Rekpene Bassey
In a congressional hearing that has quickly drawn attention across diplomatic and policy circles, former U.S. mayor Mike Arnold recently delivered a forceful and controversial critique of Nigeria’s leadership.
This has placed President Bola Ahmed Tinubu under renewed international scrutiny and reopened long-running debates about security, identity, and accountability in Africa’s most populous nation.
Arnold’s testimony was sweeping in scope and striking in tone.
He accused successive Nigerian administrations, including that of late Muhammadu Buhari, of presiding over conditions that have allowed widespread violence to proliferate, particularly in northern regions.
His most contentious claim was the characterization of these patterns of violence as genocide against Christian communities; a legal designation that, under international law, requires a high evidentiary threshold of intent and systematic targeting, and one that remains strongly disputed by security analysts, humanitarian bodies, and the Nigerian government.
The debate over terminology is not merely academic. Nigeria’s security environment is widely understood to be complex and multi-layered: a convergence of jihadist insurgency (notably Boko Haram and ISWAP), armed banditry, farmer-herder conflicts, and localized communal tensions.
While religion often intersects with these dynamics, many experts caution against framing the crisis through a single lens.
In strategic terms, how Washington interprets the conflict will shape whether policy leans toward punitive instruments, such as sanctions, or continued security cooperation and institutional support.
Arnold’s remarks also extended into Nigeria’s historical and religious foundations, referencing the authority of the Sultan of Sokoto and the enduring influence of the Sokoto Caliphate.
His suggestion that such institutions have contributed to exclusionary dynamics is likely to provoke significant pushback within Nigeria, where religious coexistence remains a delicate and politically sensitive equilibrium.
In revisiting the Nigerian Civil War, Arnold argued that the United Kingdom played a decisive enabling role in the humanitarian catastrophe that followed, including the mass starvation in Biafra.
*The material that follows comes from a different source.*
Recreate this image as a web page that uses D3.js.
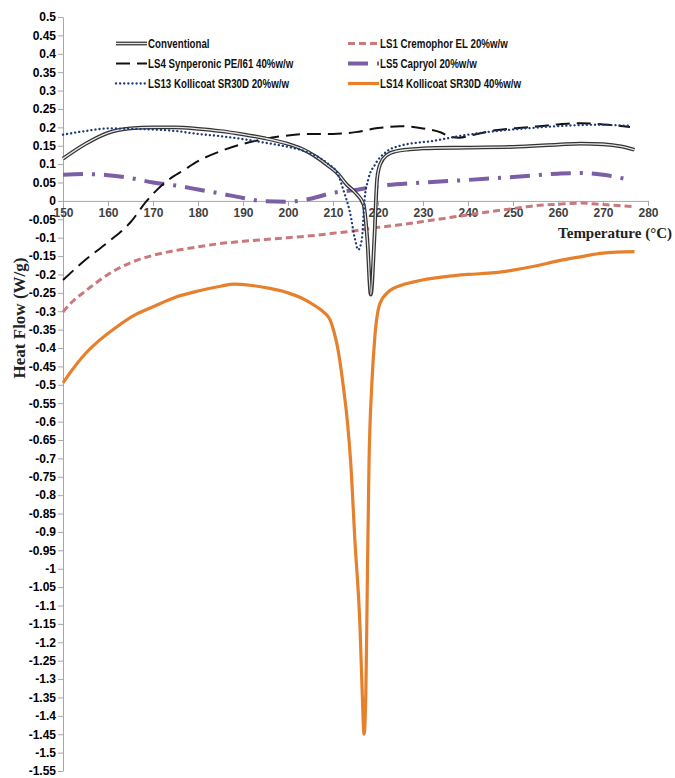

While the scale of suffering during the war is well documented, the attribution of intent and external responsibility remains a contested field among historians, underscoring how historical memory continues to shape present-day political narratives.
On contemporary fault lines, Arnold expressed support for self-determination movements associated with Nnamdi Kanu, criticizing the Nigerian government’s handling of his prolonged detention and legal proceedings.
That position cuts directly into one of Nigeria’s most sensitive national security dilemmas: balancing territorial integrity with persistent separatist agitation in the southeast.
He also alluded to longstanding international controversies linked to President Tinubu.
Issues that have circulated in public discourse for years, particularly in U.S. legal and political contexts, have not produced a definitive or universally accepted conclusion.
Their reintroduction in a congressional forum, however, elevates their strategic significance, potentially influencing how policymakers frame Nigeria in broader governance and anti-corruption debates.
Despite the intensity of the testimony, immediate policy shifts from Washington remain unlikely.
Nigeria occupies a critical role in U.S. strategic calculations in West Africa, serving as a cornerstone in regional counterterrorism efforts and a key diplomatic actor in ECOWAS.
Any move toward sanctions or punitive measures would carry implications not only for bilateral relations but also for regional stability, particularly at a time when West Africa faces rising insecurity and democratic fragility.
Early reactions from Nigerian officials and analysts have been cautious but firm, rejecting what they describe as an oversimplified and externally politicized narrative of a deeply complex internal security challenge.
Privately, some policymakers express concern about the growing trend of internationalizing domestic conflicts through high-profile testimonies that may not fully capture on-the-ground realities.
Still, the broader significance of the moment is difficult to dismiss.
In an era defined by transnational advocacy and information warfare, domestic governance issues, whether accurately portrayed or not, can rapidly migrate into global policy arenas.
Congressional hearings, though not determinative on their own, often serve as precursors to shifts in diplomatic tone, legislative pressure, or reputational recalibration.
For Nigeria, the challenge now is twofold: to robustly contest claims it considers inaccurate while simultaneously addressing the underlying security and governance deficits that make such narratives resonate internationally.
For Washington, the question is more strategic: how to reconcile human rights concerns with the imperatives of partnership in a region where Nigeria remains indispensable.
Between accusation and action lies a familiar space in international politics; one where evidence, interests, and timing will ultimately decide whether this episode becomes a fleeting controversy or a consequential inflection point in US–Nigeria relations.
Bassey is the President of the African Council on Narcotics and a Security Specialist.